Furthermore, the racial and linguistic shift in the American electorate would be permanent. Adding millions of Spanish-speaking voters would fundamentally alter the U.S. political map, a fact that makes many of Trump’s own allies wary. It is a paradox: the move would secure the energy future of the country while potentially destabilizing its political present.
The Strategy of the Unthinkable
The brilliance, or madness, of the "51st state" post is that it forces the world to react to a scenario that was previously unthinkable. Diplomacy is usually a game of checkers played on a board everyone agrees on. This is someone flipping the board and suggesting a different game entirely.
By the time the mainstream media finishes fact-checking the legality of annexing Venezuela, the conversation has already moved. The public is now thinking about Venezuelan oil as "our" oil. The psychological groundwork for a more aggressive, resource-driven foreign policy has been laid.
Beyond the Social Media Post
We have entered an era where foreign policy is conducted via trial balloon. If the reaction to the Venezuela statehood idea is overwhelmingly negative, it can be laughed off as a joke. If it finds traction among a base tired of high energy prices and "forever wars" that yield no territory, it becomes a platform plank.
The reality of Venezuela is a humanitarian tragedy.

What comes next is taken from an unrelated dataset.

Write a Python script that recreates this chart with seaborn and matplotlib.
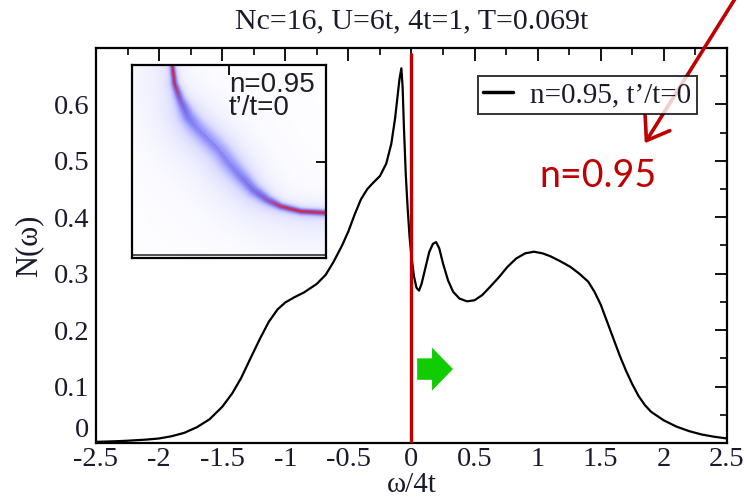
import numpy as np
import pandas as pd
import matplotlib
matplotlib.use("Agg")
import matplotlib.pyplot as plt
import seaborn as sns
from matplotlib.colors import LinearSegmentedColormap
from matplotlib.patches import FancyArrow
from matplotlib.ticker import MultipleLocator

# Density of states N(omega), omega in units of 4t
omega = [-2.50, -2.35, -2.25, -2.10, -2.00, -1.90, -1.80, -1.70, -1.60, -1.50,
         -1.42, -1.35, -1.28, -1.20, -1.13, -1.06, -1.00, -0.93, -0.85, -0.75,
         -0.68, -0.62, -0.55, -0.50, -0.45, -0.40, -0.35, -0.30, -0.25, -0.20,
         -0.16, -0.13, -0.11, -0.095, -0.08, -0.07, -0.06, -0.045, -0.03, -0.015,
         0.000, 0.020, 0.040, 0.060, 0.080, 0.110, 0.140, 0.170, 0.195, 0.220,
         0.250, 0.290, 0.330, 0.380, 0.440, 0.500, 0.560, 0.620, 0.690, 0.760,
         0.830, 0.900, 0.970, 1.040, 1.100, 1.180, 1.260, 1.330, 1.400, 1.450,
         1.500, 1.550, 1.600, 1.650, 1.700, 1.750, 1.800, 1.850, 1.900, 2.000,
         2.100, 2.200, 2.300, 2.400, 2.500]
dos = [0.002, 0.003, 0.004, 0.006, 0.008, 0.012, 0.018, 0.028, 0.042, 0.064,
       0.088, 0.115, 0.148, 0.185, 0.215, 0.237, 0.249, 0.258, 0.267, 0.282,
       0.298, 0.320, 0.350, 0.375, 0.405, 0.432, 0.450, 0.462, 0.473, 0.495,
       0.530, 0.575, 0.615, 0.645, 0.664, 0.630, 0.560, 0.475, 0.415, 0.365,
       0.330, 0.295, 0.275, 0.270, 0.282, 0.310, 0.338, 0.353, 0.356, 0.345,
       0.318, 0.288, 0.268, 0.256, 0.251, 0.253, 0.262, 0.276, 0.293, 0.312,
       0.327, 0.336, 0.339, 0.336, 0.331, 0.322, 0.312, 0.300, 0.286, 0.268,
       0.245, 0.215, 0.185, 0.155, 0.128, 0.104, 0.083, 0.067, 0.055, 0.040,
       0.029, 0.021, 0.015, 0.011, 0.008]

x_ticks = [-2.5, -2.0, -1.5, -1.0, -0.5, 0.0, 0.5, 1.0, 1.5, 2.0, 2.5]
x_tick_labels = ["-2.5", "-2", "-1.5", "-1", "-0.5", "0", "0.5", "1", "1.5", "2", "2.5"]
y_ticks = [0.0, 0.1, 0.2, 0.3, 0.4, 0.5, 0.6]
y_tick_labels = ["0", "0.1", "0.2", "0.3", "0.4", "0.5", "0.6"]

title_text = "Nc=16, U=6t, 4t=1, T=0.069t"
legend_label = "n=0.95, t\u2019/t=0"
inset_text = "n=0.95\nt\u2019/t=0"
note_text = "n=0.95"

# Quasiparticle ridge of the inset spectral map (inset axes fractions)
ridge_x = [0.204, 0.206, 0.218, 0.249, 0.292, 0.335, 0.404, 0.455, 0.507,
           0.558, 0.627, 0.696, 0.765, 0.868, 1.000, 1.050]
ridge_y = [1.050, 1.000, 0.905, 0.819, 0.733, 0.681, 0.612, 0.560, 0.491,
           0.431, 0.353, 0.302, 0.267, 0.241, 0.233, 0.232]
ridge_weight = [1.0, 1.0, 0.92, 0.68, 0.54, 0.47, 0.45, 0.45, 0.47,
                0.51, 0.58, 0.72, 0.90, 1.0, 1.0, 1.0]
ridge_width = [0.010, 0.010, 0.013, 0.022, 0.040, 0.048, 0.052, 0.052, 0.050,
               0.043, 0.032, 0.021, 0.014, 0.012, 0.012, 0.012]

sns.set_theme(style="white")
plt.rcParams["font.family"] = ["Liberation Serif", "DejaVu Serif"]
ink = "#1a1a2e"

fig = plt.figure(figsize=(7.48, 5.01), dpi=100)
ax = fig.add_axes([0.1283, 0.1158, 0.8436, 0.7884])

df = pd.DataFrame({"omega": omega, "dos": dos})
sns.lineplot(data=df, x="omega", y="dos", ax=ax, color="black", lw=1.6,
             label=legend_label, errorbar=None)

# Fermi level marker
ax.plot([0, 0], [0, 0.69], color="#c00000", lw=2.4, zorder=3)

# Green arrow pointing to positive energies
ax.add_patch(FancyArrow(0.045, 0.131, 0.284, 0, width=0.038, head_width=0.076,
                        head_length=0.166, length_includes_head=True,
                        color="#11cc00", lw=0, zorder=4))

ax.set_xlim(-2.5, 2.5)
ax.set_ylim(0, 0.70)
ax.set_xticks(x_ticks, x_tick_labels)
ax.set_yticks(y_ticks, y_tick_labels)
ax.xaxis.set_minor_locator(MultipleLocator(0.25))
ax.yaxis.set_minor_locator(MultipleLocator(0.05))
ax.tick_params(which="both", direction="in", top=True, right=True,
               color="black", labelsize=20.5, labelcolor=ink)
ax.tick_params(which="major", length=9, width=1.3)
ax.tick_params(which="minor", length=5, width=1.2)
ax.tick_params(axis="x", pad=3)
ax.tick_params(axis="y", pad=5)
for sp in ax.spines.values():
    sp.set_color("black")
    sp.set_linewidth(1.6)
# lift the "0" on the y axis a touch so it clears the "-2.5" below it
ax.get_yticklabels()[0].set_verticalalignment("bottom")
ax.get_yticklabels()[0].set_y(-0.016)

ax.set_xlabel("\u03c9/4t", fontsize=21, labelpad=0, color=ink)
ax.set_ylabel("N(\u03c9)", fontsize=22, labelpad=7, color=ink)
ax.set_title(title_text, fontsize=21.5, pad=14, color=ink)

leg = ax.legend(loc="upper right", bbox_to_anchor=(0.9525, 0.929),
                borderaxespad=0, fontsize=21, frameon=True, fancybox=False,
                handlelength=1.0, handletextpad=0.6, borderpad=0.2)
leg.get_frame().set_edgecolor("black")
leg.get_frame().set_linewidth(1.4)
for line in leg.get_lines():
    line.set_linewidth(2.5)
for txt in leg.get_texts():
    txt.set_color(ink)

# Inset: spectral intensity map around the quasiparticle ridge
ins = fig.add_axes([0.1765, 0.485, 0.2594, 0.385])
n = 200
gx, gy = np.meshgrid(np.linspace(0, 1, n), np.linspace(0, 1, n))
rx = np.asarray(ridge_x)
ry = np.asarray(ridge_y)
arc = np.concatenate([[0], np.cumsum(np.hypot(np.diff(rx), np.diff(ry)))])
s = np.linspace(0, arc[-1], 500)
px = np.interp(s, arc, rx)
py = np.interp(s, arc, ry)
pw = np.interp(s, arc, ridge_weight)
pwid = np.interp(s, arc, ridge_width)
inten = np.zeros_like(gx)
dmin = np.full_like(gx, 10.0)
for xk, yk, wk, sk in zip(px, py, pw, pwid):
    d2 = (gx - xk) ** 2 + (gy - yk) ** 2
    inten = np.maximum(inten, wk / (1 + d2 / sk ** 2))
    dmin = np.minimum(dmin, d2)
dmin = np.sqrt(dmin)
below = gy < np.interp(gx, rx, ry, left=2.0)
haze = np.where(below, 0.13, 0.05) / (1 + (dmin / 0.16) ** 2)
inten = np.clip(inten + haze, 0, 1)

spec_cmap = LinearSegmentedColormap.from_list(
    "spec", [(0.0, "#ffffff"), (0.08, "#f3f3ff"), (0.25, "#dadaff"),
             (0.42, "#b0b0ff"), (0.55, "#8c8cf8"), (0.72, "#7c6ae6"),
             (0.86, "#b24a92"), (1.0, "#d02840")])
ins.imshow(inten, extent=[0, 1, 0, 1], origin="lower", cmap=spec_cmap,
           vmin=0, vmax=1, aspect="auto", interpolation="bilinear")
ins.set_xlim(0, 1)
ins.set_ylim(0, 1)
ins.set_xticks([0.5])
ins.set_yticks([0.5])
ins.tick_params(which="both", direction="in", top=True, right=True,
                labelbottom=False, labelleft=False, length=7, width=1.3,
                color="black")
for sp in ins.spines.values():
    sp.set_color("black")
    sp.set_linewidth(1.6)
ins.axhline(0.014, color="#333333", lw=1.2)
ins.text(0.5, 0.965, inset_text, transform=ins.transAxes, ha="left", va="top",
         fontsize=20, family=["Liberation Sans", "DejaVu Sans"],
         color="#1e1e28", linespacing=0.88)

# Red annotation arrow and label
ax.annotate("", xy=(0.862, 0.714), xycoords="figure fraction",
            xytext=(0.99, 1.02), textcoords="figure fraction",
            arrowprops=dict(arrowstyle="->,head_length=0.5,head_width=0.35",
                            color="#c00000", lw=2.6,
                            mutation_scale=30, shrinkA=0, shrinkB=0),
            annotation_clip=False)
fig.text(0.7995, 0.6487, note_text, ha="center", va="center", fontsize=27,
         color="#c00000", family=["Lato", "DejaVu Sans"])

fig.savefig("out.png", dpi=100)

The reality of the U.S. energy need is a mathematical certainty. Trump is the only figure on the world stage willing to smash those two realities together to see what kind of sparks they produce. Whether it ever happens is almost irrelevant; the fact that it is being discussed at the highest levels of American politics is proof that the old world order has already collapsed.
America is no longer interested in being the world's benefactor. It is looking to be its landlord.
Securing the Western Hemisphere's energy future requires a move so bold it borders on the absurd. If the U.S. intends to remain the dominant global power in the 21st century, it cannot allow its own backyard to remain a playground for its enemies. The talk of statehood is a warning shot. The next move won't be a post; it will be a price tag.